» **Request**: Identify the lines holding "this" and copy them.

» **Entries with chart source code**:
>>>

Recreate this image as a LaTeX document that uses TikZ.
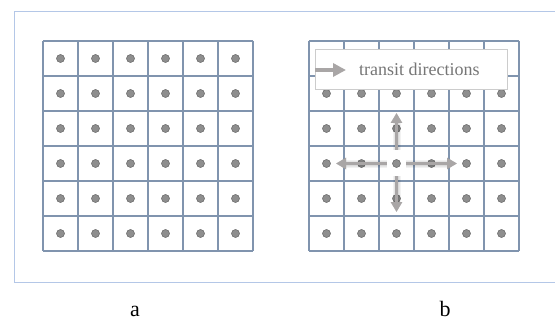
\documentclass[tikz,border=0pt]{standalone}
\usepackage{fontspec}
\setmainfont{Liberation Serif}
\usetikzlibrary{arrows.meta}
\definecolor{gridc}{HTML}{8094AE}
\definecolor{framec}{HTML}{B4C7E7}
\definecolor{dotfill}{HTML}{8E8E8E}
\definecolor{dotline}{HTML}{6E6E6E}
\definecolor{arrc}{HTML}{A9A6A6}
\definecolor{legline}{HTML}{CCCCCC}
\definecolor{legtext}{HTML}{767676}
\tikzset{
  gridline/.style={draw=gridc, line width=1.6pt},
  dotnode/.style={circle, fill=dotfill, draw=dotline, line width=0.6pt, inner sep=0pt, minimum size=8pt},
  dirarrow/.style={draw=arrc, line width=2.8pt, -{Triangle[length=10pt,width=11pt]}},
  shadowarrow/.style={draw=black, opacity=0.05, line width=#1, -{Triangle[length=10pt,width=11pt]}},
  framebox/.style={draw=framec, line width=1pt},
  legendbox/.style={draw=legline, fill=white, line width=0.8pt, minimum width=192pt, minimum height=40pt, inner sep=0pt},
  sublabel/.style={font=\fontsize{22}{24}\selectfont, anchor=base}
}
\begin{document}
\begin{tikzpicture}[x=1pt,y=-1pt]
\useasboundingbox (0,0) rectangle (555,321);
% frame
\draw[framebox] (560,12) -- (14,12) -- (14,282) -- (560,282);
% grids
\foreach \ox/\nm in {43/a,309/b}{
  \foreach \k in {0,...,6}{
    \draw[gridline] ({\ox+35*\k},41) -- ({\ox+35*\k},251);
    \draw[gridline] (\ox,{41+35*\k}) -- ({\ox+210},{41+35*\k});
  }
  \foreach \i in {0,...,5}{
    \foreach \j in {0,...,5}{
      \node[dotnode] (\nm-\i-\j) at ({\ox+35*\i+17.5},{41+35*\j+17.5}) {};
    }
  }
}
% direction arrows with soft shadows
\coordinate (stU) at (396.5,150);
\coordinate (stD) at (396.5,176);
\coordinate (stR) at (406,163.5);
\coordinate (stL) at (387,163.5);
\coordinate (tipU) at (396.5,113);
\coordinate (tipD) at (396.5,212);
\coordinate (tipR) at (457,163.5);
\coordinate (tipL) at (336,163.5);
\begin{scope}[shift={(3,4)}]
  \foreach \w in {8pt,6pt,4pt}{
    \draw[shadowarrow=\w] (stU) -- (tipU);
    \draw[shadowarrow=\w] (stD) -- (tipD);
    \draw[shadowarrow=\w] (stR) -- (tipR);
    \draw[shadowarrow=\w] (stL) -- (tipL);
  }
\end{scope}
\draw[dirarrow] (stU) -- (tipU);
\draw[dirarrow] (stD) -- (tipD);
\draw[dirarrow] (stR) -- (tipR);
\draw[dirarrow] (stL) -- (tipL);
% legend
\node[legendbox] (legend) at (411,69) {};
\coordinate (legA) at (315,70);
\coordinate (legB) at (346,70);
\draw[draw=arrc, line width=4pt, -{Triangle[length=13pt,width=13pt]}] (legA) -- (legB);
\node[anchor=base west, font=\fontsize{18}{20}\selectfont, text=legtext, inner sep=0pt] (legtxt) at (359,75.5) {transit directions};
% labels
\node[sublabel] (la) at (135,316) {a};
\node[sublabel] (lb) at (445,316) {b};
\end{tikzpicture}
\end{document}
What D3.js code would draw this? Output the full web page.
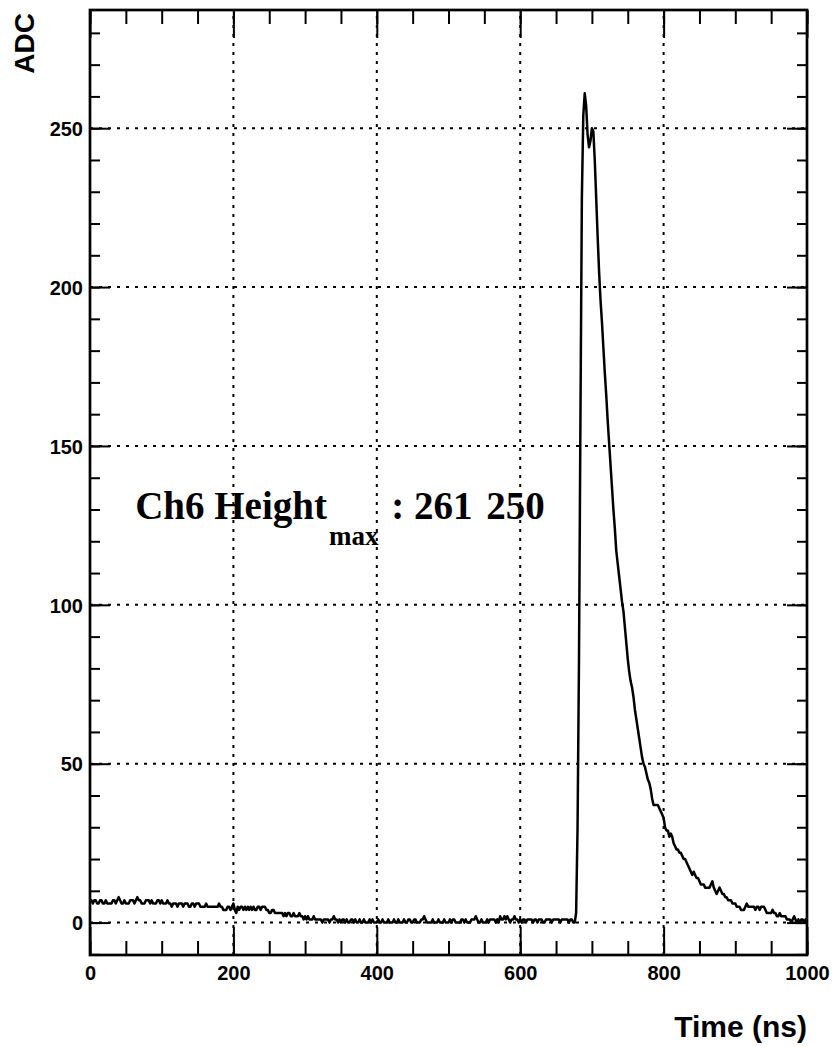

<<<

» **Task answer**:
Recreate this image as a LaTeX document that uses TikZ.
What D3.js code would draw this? Output the full web page.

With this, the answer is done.